The 150v ones that seem to be the cause

I really dont think this matters and people are still grasping at straws to determine the problem. Im not an electrical engineer but it seems to me that if the cables were the issue, the melting would manifest at the cables. But instead it shows up in the housing of the connector.

Also there is that one reddit guy who had a melted connector saying his cable was using 300v cables
 
But it removes the need to bend cables in some cases which is what was causing the issue for 99% of people
yet people have made videos testing the connectors with extreme bending etc and it made no difference.

more than likely now people were clicking their connectors in fully and the b ending was helping to pull it out a bit more so making less contact.

although GamersNexus did a video where they tried it and the difference vs non boot and slightly higher temps seems to rule it out anyway.


Maybe it's not even the connector, it could be a certain type of PSU shooting down spikes, or people with their GPU power limit pushed over 100% and transient spikes. could be ghosts flowing down the internet for all we know now.

or just faulty actual cards
 
But it removes the need to bend cables in some cases which is what was causing the issue for 99% of people
Hence my comment about needing an extra wide case earlier which a certain poster was so keen to ridicule.

Not that I'm in the market for a £2,000 400W card, but a wide case is something I have looked at as I want to try a 200mm case fan some day (the theory is sound - larger fans can spin slower and quieter for the same airflow - but there doesn't seem to be that many 200mm case fans). Even with "normal" 100W-200W GPUs, bending cables to squeeze them in is scary.
 
They do? i ran two 200mm case fans in a CM HAF case for years, one top one front, best silent airflow ever! Nothing since can touch that.

Bring back 200mm case fan mounts....
I've been running 200/230mm fans in a HAF X for around 12 years. No issues.

it's already been disproved that bending the wire does anything....

btw 200mm case fans have known issues
Nvidia good, 200mm case fans bad.
 
Isn't everything?

A lot of packaging is; taking components made elsewhere and just using Chinas cheap labour and cheap shipping.
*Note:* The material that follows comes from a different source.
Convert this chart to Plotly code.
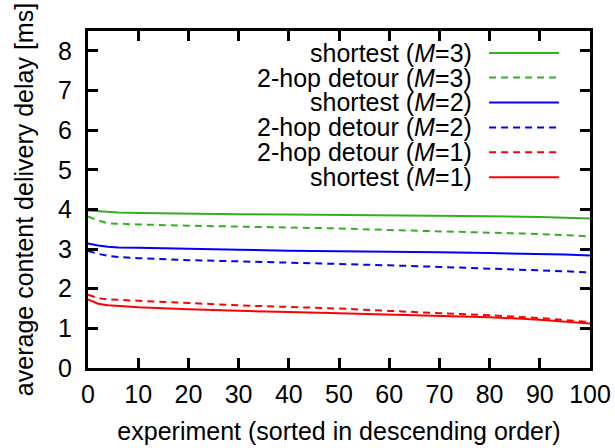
import plotly.graph_objects as go

experiment = [0, 2, 4, 6, 10, 20, 30, 40, 50, 60, 70, 80, 90, 95, 100]

shortest_m3 = [3.97, 3.95, 3.93, 3.92, 3.91, 3.89, 3.88, 3.87, 3.86, 3.86, 3.85, 3.83, 3.81, 3.79, 3.77]
detour_m3 = [3.82, 3.72, 3.65, 3.64, 3.62, 3.59, 3.57, 3.55, 3.52, 3.48, 3.45, 3.42, 3.38, 3.35, 3.32]
shortest_m2 = [3.14, 3.09, 3.06, 3.04, 3.03, 3.00, 2.98, 2.96, 2.95, 2.93, 2.92, 2.90, 2.88, 2.86, 2.84]
detour_m2 = [2.95, 2.88, 2.83, 2.80, 2.77, 2.72, 2.69, 2.66, 2.63, 2.59, 2.55, 2.51, 2.47, 2.44, 2.41]
detour_m1 = [1.85, 1.76, 1.73, 1.72, 1.70, 1.64, 1.58, 1.54, 1.50, 1.44, 1.39, 1.33, 1.26, 1.21, 1.16]
shortest_m1 = [1.73, 1.62, 1.58, 1.56, 1.53, 1.48, 1.44, 1.41, 1.38, 1.35, 1.32, 1.28, 1.22, 1.17, 1.12]

labels = [
    "shortest (<i>M</i>=3)",
    "2-hop detour (<i>M</i>=3)",
    "shortest (<i>M</i>=2)",
    "2-hop detour (<i>M</i>=2)",
    "2-hop detour (<i>M</i>=1)",
    "shortest (<i>M</i>=1)",
]
series = [shortest_m3, detour_m3, shortest_m2, detour_m2, detour_m1, shortest_m1]
colors = ["#33b020", "#33b020", "#0000ff", "#0000ff", "#ff0000", "#ff0000"]
dashes = ["solid", "7px,5px", "solid", "7px,5px", "7px,5px", "solid"]

FONT = "Liberation Sans, Arial, Helvetica, sans-serif"
FS = 25

fig = go.Figure()
for lab, ys, c, d in zip(labels, series, colors, dashes):
    fig.add_trace(go.Scatter(x=experiment, y=ys, mode="lines", name=lab,
                             line=dict(color=c, width=2, dash=d), showlegend=False))

# custom gnuplot-style legend: text on the left, sample on the right
row_y = [0.935, 0.862, 0.788, 0.714, 0.640, 0.566]
for lab, c, d, yy in zip(labels, colors, dashes, row_y):
    fig.add_annotation(xref="paper", yref="paper", x=0.769, y=yy, text=lab,
                       showarrow=False, xanchor="right", yanchor="middle",
                       font=dict(family=FONT, size=FS, color="black"))
    fig.add_shape(type="line", xref="paper", yref="paper", x0=0.799, x1=0.938,
                  y0=yy, y1=yy, line=dict(color=c, width=2, dash=d))

axis_common = dict(showline=True, linecolor="black", linewidth=3, mirror="ticks",
                   ticks="inside", ticklen=10, tickwidth=3, tickcolor="black",
                   showgrid=False, zeroline=False, automargin=False,
                   tickfont=dict(family=FONT, size=FS, color="black"))

fig.update_xaxes(range=[0, 100], tickmode="linear", tick0=0, dtick=10,
                 title=dict(text="experiment (sorted in descending order)",
                            font=dict(family=FONT, size=FS, color="black"), standoff=16),
                 ticklabelstandoff=2, **axis_common)
fig.update_yaxes(range=[0, 8.5], tickmode="linear", tick0=0, dtick=1,
                 title=dict(text="average content delivery delay [ms]",
                            font=dict(family=FONT, size=FS, color="black"), standoff=18),
                 ticklabelstandoff=8, **axis_common)

fig.update_layout(width=615, height=448, margin=dict(l=88, r=25, t=31, b=80),
                  plot_bgcolor="white", paper_bgcolor="white")

# remove the default 8px page margin so the figure fills the window exactly
fig.write_html("out.html", config={"displayModeBar": False},
               post_script="document.body.style.margin='0';")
The "made in China" wording is deceptive; many products are made in many countries by China is the last stage doing the package and shipping and whoever is last gets to put their name on it that's global rule.

I've had a look at some electronics that's solely made in China (well almost, China can't entirely manufacture many products due to technical failures, for example they struggle to make ball bearings so they'd never be able to do anything homegrown that requires active cooling) the quality was atrocious and actually where I live, insurance won't pay out if my house was to burn down because of one of these homegrown Chinese electronics were plugged in due to their low safety quality.